Murder and revenge are the themes, yet everyone was smiling as we made our way out of the theatre, signalling a successful first night for this show.

Murder On Air brings three “new” Agatha Christie plays to life in the novel setting of a broadcasting studio.

In a global world of constant news and graphics, radio is perhaps more appealing than ever for its power to engage a listener’s imagination. Curiously, a single row of seven shiny microphones on stage spawns intrigue from the beginning, like we are about to be let into a secret world.

Watching this radio show has way more to recommend it than Tom Conti’s droll confession: “Most of us are too old to hear it these days”, but his pre-show aside got him warm laughs; after all he was voted the most popular West End actor in the last 25 years (a Theatregoers Choice Award he shares with Dame Judi Dench).

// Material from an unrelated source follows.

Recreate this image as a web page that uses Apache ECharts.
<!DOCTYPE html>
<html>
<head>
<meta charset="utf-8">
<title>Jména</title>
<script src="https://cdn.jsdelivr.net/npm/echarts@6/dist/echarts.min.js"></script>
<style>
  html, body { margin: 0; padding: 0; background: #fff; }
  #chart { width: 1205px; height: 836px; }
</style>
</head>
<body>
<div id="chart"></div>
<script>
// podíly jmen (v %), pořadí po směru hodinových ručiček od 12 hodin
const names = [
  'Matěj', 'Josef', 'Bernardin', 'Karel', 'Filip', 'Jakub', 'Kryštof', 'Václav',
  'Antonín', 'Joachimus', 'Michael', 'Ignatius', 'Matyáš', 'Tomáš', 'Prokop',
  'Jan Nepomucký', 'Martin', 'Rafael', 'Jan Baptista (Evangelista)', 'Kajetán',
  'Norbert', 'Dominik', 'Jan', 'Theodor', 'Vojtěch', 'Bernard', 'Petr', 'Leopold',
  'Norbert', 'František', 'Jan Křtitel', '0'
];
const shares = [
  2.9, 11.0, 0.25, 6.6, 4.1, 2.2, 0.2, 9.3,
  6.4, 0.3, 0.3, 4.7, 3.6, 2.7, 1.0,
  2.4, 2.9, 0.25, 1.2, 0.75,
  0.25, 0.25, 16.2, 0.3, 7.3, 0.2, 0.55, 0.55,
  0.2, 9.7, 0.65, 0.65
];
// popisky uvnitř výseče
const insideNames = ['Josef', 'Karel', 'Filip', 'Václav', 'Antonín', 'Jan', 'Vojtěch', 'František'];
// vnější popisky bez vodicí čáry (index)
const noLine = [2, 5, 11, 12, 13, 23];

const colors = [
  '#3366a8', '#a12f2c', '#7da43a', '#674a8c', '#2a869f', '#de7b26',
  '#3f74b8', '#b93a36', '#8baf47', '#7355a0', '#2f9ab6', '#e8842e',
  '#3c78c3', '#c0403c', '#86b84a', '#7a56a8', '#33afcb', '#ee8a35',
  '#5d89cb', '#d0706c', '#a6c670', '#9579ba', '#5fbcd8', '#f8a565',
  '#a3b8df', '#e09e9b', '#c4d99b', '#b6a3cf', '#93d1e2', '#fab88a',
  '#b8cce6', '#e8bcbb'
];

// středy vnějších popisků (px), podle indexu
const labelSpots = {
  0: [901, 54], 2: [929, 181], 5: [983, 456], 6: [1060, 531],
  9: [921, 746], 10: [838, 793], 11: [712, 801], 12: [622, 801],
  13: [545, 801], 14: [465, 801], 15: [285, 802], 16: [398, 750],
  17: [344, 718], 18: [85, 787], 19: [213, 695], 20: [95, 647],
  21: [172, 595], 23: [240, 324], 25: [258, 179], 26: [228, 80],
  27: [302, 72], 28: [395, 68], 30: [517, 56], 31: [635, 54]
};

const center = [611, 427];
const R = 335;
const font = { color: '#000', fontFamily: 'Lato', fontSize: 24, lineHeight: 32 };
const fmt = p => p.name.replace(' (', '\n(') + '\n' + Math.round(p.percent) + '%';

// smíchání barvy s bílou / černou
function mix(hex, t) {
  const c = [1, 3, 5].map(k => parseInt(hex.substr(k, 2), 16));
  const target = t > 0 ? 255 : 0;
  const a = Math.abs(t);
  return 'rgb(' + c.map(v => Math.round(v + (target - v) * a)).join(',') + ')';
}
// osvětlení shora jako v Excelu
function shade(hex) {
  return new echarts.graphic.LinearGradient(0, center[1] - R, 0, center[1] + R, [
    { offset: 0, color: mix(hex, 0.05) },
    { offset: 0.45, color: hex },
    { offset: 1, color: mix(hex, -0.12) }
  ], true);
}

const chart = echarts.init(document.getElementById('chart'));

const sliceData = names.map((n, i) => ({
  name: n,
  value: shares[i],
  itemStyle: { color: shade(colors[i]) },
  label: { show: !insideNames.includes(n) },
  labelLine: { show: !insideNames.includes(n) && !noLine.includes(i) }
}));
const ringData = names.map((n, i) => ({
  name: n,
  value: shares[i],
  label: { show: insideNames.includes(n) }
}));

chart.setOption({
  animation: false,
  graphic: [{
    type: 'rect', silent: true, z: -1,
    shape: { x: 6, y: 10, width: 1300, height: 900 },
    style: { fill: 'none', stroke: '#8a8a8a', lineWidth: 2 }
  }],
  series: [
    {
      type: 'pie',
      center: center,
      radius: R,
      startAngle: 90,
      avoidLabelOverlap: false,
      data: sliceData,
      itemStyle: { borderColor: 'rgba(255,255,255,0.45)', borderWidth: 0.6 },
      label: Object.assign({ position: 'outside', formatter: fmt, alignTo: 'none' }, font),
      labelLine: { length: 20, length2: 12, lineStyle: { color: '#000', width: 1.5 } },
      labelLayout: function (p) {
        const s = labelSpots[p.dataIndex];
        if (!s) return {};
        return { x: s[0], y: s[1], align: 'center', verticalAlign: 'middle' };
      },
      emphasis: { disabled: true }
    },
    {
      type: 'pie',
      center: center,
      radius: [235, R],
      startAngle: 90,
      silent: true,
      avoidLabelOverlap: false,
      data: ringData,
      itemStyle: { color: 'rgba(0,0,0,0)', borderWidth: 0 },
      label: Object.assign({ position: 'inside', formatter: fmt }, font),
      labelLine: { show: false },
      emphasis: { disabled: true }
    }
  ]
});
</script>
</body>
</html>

Gripping though Christie’s suspenseful short plays are – her artful writing, sense of plot and intrigue and masterful denouement are showcased in the trio of plays on offer here – it is foley artist Alexander S Bermange who wittily steals one’s attention from the outset.

It’s hard to describe quite how amusing and bewitching it is to watch him filling and refilling glasses with ‘gin’ or ‘champagne’ and clinking them, jangling keys beneath a mic, opening and shutting a cupboard door, and blowing a whistle when characters are supposed to be on a station platform.

There’s a wonderful moment when he knocks together a pair of leather shoes on sticks, to resemble one character kicking another under the table, and another with a hammer and a cabbage –which one has to see to appreciate.

The sounds of a steam train, magically reproduced to great applause by Simon Linnell, David Osmond and Adrian Metcalfe, are worth going for in themselves.

Tom Conti and Jenny Seagrove pretty much play themselves - nothing wrong with in that in their case.

Louise Falkner and Elizabeth Payne cleverly engender a range of personalities with their repertoire of accents – Payne’s Franglais outdoes Conti’s rendering of the revered Poirot in The Yellow Iris, which also features Faulkner as a night club singer. Her set of songs written by Ivor Novello’s collaborator, Christopher Hassall bring an entertaining interlude in the drama.

Listening to a radio show will never look the same way again.